Finite Element Analysis of Dentoalveolar Stress in Combat Sports Using Hybrid and Conventional Mouthguards


KALAFAT Ç. N., YEŞİL Z.

DENTAL TRAUMATOLOGY, 2026 (SCI-Expanded, Scopus)

  • Yayın Türü: Makale / Tam Makale
  • Basım Tarihi: 2026
  • Doi Numarası: 10.1111/edt.70096
  • Dergi Adı: DENTAL TRAUMATOLOGY
  • Derginin Tarandığı İndeksler: Science Citation Index Expanded (SCI-EXPANDED), Scopus, CINAHL, EMBASE, MEDLINE, Academic Search Ultimate (EBSCO), Biomedical Reference Collection: Corporate Edition (EBSCO), Health Research Premium Collection (ProQuest)
  • Recep Tayyip Erdoğan Üniversitesi Adresli: Evet

Özet

Aim This study aimed to contribute to the development of modern mouthguards by evaluating the stresses generated by hook and uppercut punches applied during combat sports on dentoalveolar structures and mouthguards, the protective effectiveness of different mouthguard designs, and the resulting deformations using three-dimensional finite element analysis.Materials and Methods Three-dimensional solid models of the maxilla, mandible, teeth, alveolar bone, and mouthguards were constructed using an anatomical head model with Class I occlusion and complete permanent dentition.
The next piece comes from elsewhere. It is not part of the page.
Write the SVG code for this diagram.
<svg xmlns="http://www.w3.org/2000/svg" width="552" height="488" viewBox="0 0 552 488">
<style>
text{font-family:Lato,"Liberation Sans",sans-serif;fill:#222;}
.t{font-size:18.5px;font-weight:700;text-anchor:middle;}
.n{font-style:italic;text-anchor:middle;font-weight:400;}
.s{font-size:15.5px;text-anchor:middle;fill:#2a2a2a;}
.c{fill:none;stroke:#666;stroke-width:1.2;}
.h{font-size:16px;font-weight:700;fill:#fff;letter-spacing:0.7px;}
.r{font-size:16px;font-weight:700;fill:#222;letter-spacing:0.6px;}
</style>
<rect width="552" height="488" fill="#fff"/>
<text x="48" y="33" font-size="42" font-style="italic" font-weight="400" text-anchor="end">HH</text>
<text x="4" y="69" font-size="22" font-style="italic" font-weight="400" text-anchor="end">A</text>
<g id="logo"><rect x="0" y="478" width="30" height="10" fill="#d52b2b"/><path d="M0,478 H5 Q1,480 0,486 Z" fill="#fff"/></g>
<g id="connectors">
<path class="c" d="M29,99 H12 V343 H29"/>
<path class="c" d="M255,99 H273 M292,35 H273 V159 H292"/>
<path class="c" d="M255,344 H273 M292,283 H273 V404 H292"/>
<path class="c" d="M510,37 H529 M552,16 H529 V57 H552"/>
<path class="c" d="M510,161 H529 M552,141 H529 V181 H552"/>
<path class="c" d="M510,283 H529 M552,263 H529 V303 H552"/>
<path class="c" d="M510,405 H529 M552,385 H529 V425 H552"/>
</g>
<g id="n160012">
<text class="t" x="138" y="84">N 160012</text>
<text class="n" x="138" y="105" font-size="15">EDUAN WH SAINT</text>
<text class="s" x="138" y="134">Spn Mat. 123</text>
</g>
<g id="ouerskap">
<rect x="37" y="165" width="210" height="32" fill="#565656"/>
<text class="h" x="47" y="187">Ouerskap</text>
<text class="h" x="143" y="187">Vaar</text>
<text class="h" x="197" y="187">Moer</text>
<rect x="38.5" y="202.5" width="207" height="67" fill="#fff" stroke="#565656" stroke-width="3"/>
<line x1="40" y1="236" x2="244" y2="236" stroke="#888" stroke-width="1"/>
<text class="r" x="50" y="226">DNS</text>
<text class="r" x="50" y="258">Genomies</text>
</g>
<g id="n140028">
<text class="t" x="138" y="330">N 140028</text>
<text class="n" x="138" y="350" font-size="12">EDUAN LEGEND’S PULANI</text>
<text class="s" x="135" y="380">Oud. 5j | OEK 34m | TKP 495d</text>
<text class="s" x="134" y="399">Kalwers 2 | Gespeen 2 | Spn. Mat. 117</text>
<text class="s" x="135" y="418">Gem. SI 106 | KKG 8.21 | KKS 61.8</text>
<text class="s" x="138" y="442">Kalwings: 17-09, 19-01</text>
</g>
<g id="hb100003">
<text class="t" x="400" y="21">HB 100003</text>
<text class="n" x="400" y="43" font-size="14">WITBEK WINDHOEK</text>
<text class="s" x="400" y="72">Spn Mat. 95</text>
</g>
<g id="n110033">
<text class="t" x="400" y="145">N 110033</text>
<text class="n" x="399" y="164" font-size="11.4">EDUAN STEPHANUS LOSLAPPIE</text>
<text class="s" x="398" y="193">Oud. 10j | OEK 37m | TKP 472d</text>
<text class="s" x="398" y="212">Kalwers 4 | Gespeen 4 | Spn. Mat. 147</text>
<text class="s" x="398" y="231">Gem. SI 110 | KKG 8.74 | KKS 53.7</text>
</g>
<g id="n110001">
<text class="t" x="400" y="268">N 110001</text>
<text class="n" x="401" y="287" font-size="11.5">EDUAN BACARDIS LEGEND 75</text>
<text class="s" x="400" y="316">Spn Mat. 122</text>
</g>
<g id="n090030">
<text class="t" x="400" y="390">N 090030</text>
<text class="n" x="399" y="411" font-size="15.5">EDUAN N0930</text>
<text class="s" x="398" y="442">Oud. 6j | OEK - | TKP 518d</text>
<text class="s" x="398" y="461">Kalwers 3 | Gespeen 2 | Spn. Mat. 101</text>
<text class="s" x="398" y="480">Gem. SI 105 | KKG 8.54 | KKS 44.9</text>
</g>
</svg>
A conventional mouthguard with a uniform thickness of 4 mm made of ethylene vinyl acetate and a hybrid mouthguard consisting of a 3 mm polycarbonate occlusal surface with EVA axial walls were modeled. Hook and uppercut punch loads were simulated at an impact velocity of 12 m/s with an effective mass parameter of 5 kg. Von Mises equivalent stresses and displacement values occurring in the jaws, teeth, alveolar structures, and mouthguards were analyzed using three-dimensional finite element analysis.Results During hook and uppercut punch application, the highest von Mises stress values in the mandible were observed in the model without a mouthguard (200 and 520 MPa, respectively), while the lowest values were detected in the model with a hybrid mouthguard (170 and 260 MPa). Similarly, mandibular teeth exhibited the highest stress values in the model without a mouthguard (1100 and 1600 MPa) and the lowest values in the hybrid mouthguard model (300 and 500 MPa). Stress transmission to the maxilla and maxillary teeth was minimal in all models. For both punch types, the hybrid mouthguard demonstrated higher stress values than the conventional mouthguard. In models using mouthguards, maximum displacement occurred later after impact, and deformation was distributed over a wider surface area rather than being localized.Conclusion Hybrid mouthguards demonstrated superior biomechanical performance compared with conventional mouthguards by reducing stress transmission to dentoalveolar structures. The combination of a rigid occlusal component and flexible axial walls enabled more effective energy distribution, particularly under high-energy vertical loading. These findings suggest that hybrid mouthguards represent an effective option for preventing dentoalveolar trauma in combat sports.